#### [Problem description]
Take the lines of the data below from the very first through the line containing "(0,0) rectangle (960,540);" and output them exactly, pictures excluded.

· · ·

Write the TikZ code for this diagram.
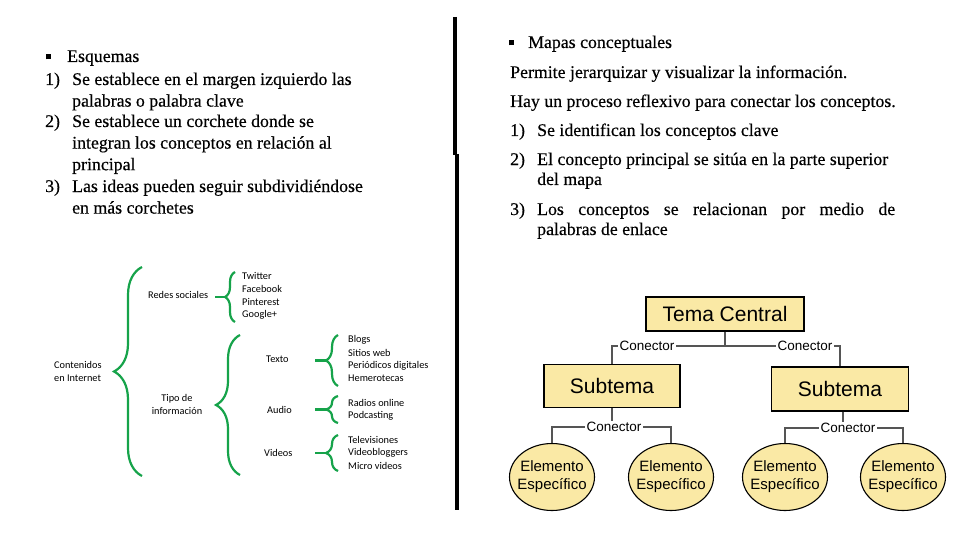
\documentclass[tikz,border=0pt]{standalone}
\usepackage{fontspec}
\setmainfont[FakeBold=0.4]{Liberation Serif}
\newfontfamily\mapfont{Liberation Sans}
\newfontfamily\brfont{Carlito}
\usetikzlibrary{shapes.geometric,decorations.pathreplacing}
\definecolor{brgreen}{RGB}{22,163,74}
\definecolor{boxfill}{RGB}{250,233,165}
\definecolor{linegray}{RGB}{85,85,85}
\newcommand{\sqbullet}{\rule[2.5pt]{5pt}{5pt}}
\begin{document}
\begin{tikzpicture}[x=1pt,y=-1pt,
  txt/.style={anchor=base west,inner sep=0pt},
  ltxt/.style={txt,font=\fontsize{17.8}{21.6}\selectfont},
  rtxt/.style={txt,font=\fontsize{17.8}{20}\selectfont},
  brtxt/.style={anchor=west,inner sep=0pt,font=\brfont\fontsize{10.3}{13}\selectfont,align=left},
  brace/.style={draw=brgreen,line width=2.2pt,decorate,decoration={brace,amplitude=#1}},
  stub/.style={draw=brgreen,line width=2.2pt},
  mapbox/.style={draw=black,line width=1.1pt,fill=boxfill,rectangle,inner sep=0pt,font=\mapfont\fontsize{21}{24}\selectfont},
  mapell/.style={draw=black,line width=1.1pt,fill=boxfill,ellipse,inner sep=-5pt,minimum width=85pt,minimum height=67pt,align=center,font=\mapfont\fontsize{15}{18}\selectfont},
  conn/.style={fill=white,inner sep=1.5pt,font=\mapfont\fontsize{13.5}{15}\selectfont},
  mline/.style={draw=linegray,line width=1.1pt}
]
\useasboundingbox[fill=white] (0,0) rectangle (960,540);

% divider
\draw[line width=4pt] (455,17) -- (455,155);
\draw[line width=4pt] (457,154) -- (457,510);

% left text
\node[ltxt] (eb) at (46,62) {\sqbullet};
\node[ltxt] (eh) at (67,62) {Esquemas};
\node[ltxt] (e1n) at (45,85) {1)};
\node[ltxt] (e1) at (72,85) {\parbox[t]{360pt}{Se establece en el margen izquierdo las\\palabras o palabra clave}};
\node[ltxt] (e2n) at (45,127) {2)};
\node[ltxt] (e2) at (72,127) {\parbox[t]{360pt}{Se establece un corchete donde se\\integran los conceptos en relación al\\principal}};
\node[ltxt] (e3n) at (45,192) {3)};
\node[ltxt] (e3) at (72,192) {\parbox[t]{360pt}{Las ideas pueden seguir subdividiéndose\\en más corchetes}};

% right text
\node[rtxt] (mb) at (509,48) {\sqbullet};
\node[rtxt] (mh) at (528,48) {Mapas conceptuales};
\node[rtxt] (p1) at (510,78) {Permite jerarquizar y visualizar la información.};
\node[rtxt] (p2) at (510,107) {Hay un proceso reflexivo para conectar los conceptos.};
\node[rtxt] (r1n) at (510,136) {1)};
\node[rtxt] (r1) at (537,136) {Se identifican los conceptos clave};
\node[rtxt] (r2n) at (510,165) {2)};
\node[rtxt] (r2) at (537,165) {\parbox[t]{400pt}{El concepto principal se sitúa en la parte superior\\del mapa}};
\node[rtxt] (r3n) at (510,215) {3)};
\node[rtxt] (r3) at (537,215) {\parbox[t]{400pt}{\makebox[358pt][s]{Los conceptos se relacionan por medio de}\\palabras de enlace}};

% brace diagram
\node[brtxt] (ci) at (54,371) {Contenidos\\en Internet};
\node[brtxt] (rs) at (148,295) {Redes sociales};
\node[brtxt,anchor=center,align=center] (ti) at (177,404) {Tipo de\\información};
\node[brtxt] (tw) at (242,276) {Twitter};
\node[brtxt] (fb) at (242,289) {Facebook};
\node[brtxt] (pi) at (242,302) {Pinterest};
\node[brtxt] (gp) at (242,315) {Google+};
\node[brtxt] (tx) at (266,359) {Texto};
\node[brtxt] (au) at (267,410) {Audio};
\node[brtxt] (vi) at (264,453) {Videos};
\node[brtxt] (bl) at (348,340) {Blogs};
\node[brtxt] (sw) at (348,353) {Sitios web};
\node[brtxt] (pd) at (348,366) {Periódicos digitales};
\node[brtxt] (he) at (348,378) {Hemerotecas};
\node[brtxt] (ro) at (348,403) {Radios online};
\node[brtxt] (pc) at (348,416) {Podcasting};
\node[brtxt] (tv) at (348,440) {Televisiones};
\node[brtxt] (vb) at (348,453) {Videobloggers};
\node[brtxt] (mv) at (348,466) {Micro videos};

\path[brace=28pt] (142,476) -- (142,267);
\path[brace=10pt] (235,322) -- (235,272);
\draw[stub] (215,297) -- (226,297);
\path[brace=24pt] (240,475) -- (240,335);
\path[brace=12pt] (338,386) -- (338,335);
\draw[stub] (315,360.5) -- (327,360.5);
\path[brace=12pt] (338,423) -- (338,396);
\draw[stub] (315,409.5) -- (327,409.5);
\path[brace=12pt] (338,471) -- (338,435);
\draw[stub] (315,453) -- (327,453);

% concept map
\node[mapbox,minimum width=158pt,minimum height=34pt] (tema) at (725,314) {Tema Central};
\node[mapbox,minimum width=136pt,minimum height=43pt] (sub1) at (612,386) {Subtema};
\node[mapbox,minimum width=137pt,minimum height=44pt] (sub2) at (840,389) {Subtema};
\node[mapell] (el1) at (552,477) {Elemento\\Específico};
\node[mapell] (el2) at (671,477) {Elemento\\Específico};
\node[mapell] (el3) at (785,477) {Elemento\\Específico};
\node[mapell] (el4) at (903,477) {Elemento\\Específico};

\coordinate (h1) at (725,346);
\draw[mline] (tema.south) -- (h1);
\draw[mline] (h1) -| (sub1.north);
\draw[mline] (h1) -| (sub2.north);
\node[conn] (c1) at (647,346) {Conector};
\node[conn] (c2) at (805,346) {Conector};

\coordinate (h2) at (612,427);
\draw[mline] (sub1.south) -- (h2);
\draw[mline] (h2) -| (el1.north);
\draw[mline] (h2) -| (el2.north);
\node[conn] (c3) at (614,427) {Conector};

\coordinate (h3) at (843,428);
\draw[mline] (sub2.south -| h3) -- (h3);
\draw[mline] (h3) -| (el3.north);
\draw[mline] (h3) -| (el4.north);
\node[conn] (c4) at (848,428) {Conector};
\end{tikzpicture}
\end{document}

· · ·

#### [Exercise answer]
Write the TikZ code for this diagram.
\documentclass[tikz,border=0pt]{standalone}
\usepackage{fontspec}
\setmainfont[FakeBold=0.4]{Liberation Serif}
\newfontfamily\mapfont{Liberation Sans}
\newfontfamily\brfont{Carlito}
\usetikzlibrary{shapes.geometric,decorations.pathreplacing}
\definecolor{brgreen}{RGB}{22,163,74}
\definecolor{boxfill}{RGB}{250,233,165}
\definecolor{linegray}{RGB}{85,85,85}
\newcommand{\sqbullet}{\rule[2.5pt]{5pt}{5pt}}
\begin{document}
\begin{tikzpicture}[x=1pt,y=-1pt,
  txt/.style={anchor=base west,inner sep=0pt},
  ltxt/.style={txt,font=\fontsize{17.8}{21.6}\selectfont},
  rtxt/.style={txt,font=\fontsize{17.8}{20}\selectfont},
  brtxt/.style={anchor=west,inner sep=0pt,font=\brfont\fontsize{10.3}{13}\selectfont,align=left},
  brace/.style={draw=brgreen,line width=2.2pt,decorate,decoration={brace,amplitude=#1}},
  stub/.style={draw=brgreen,line width=2.2pt},
  mapbox/.style={draw=black,line width=1.1pt,fill=boxfill,rectangle,inner sep=0pt,font=\mapfont\fontsize{21}{24}\selectfont},
  mapell/.style={draw=black,line width=1.1pt,fill=boxfill,ellipse,inner sep=-5pt,minimum width=85pt,minimum height=67pt,align=center,font=\mapfont\fontsize{15}{18}\selectfont},
  conn/.style={fill=white,inner sep=1.5pt,font=\mapfont\fontsize{13.5}{15}\selectfont},
  mline/.style={draw=linegray,line width=1.1pt}
]
\useasboundingbox[fill=white] (0,0) rectangle (960,540);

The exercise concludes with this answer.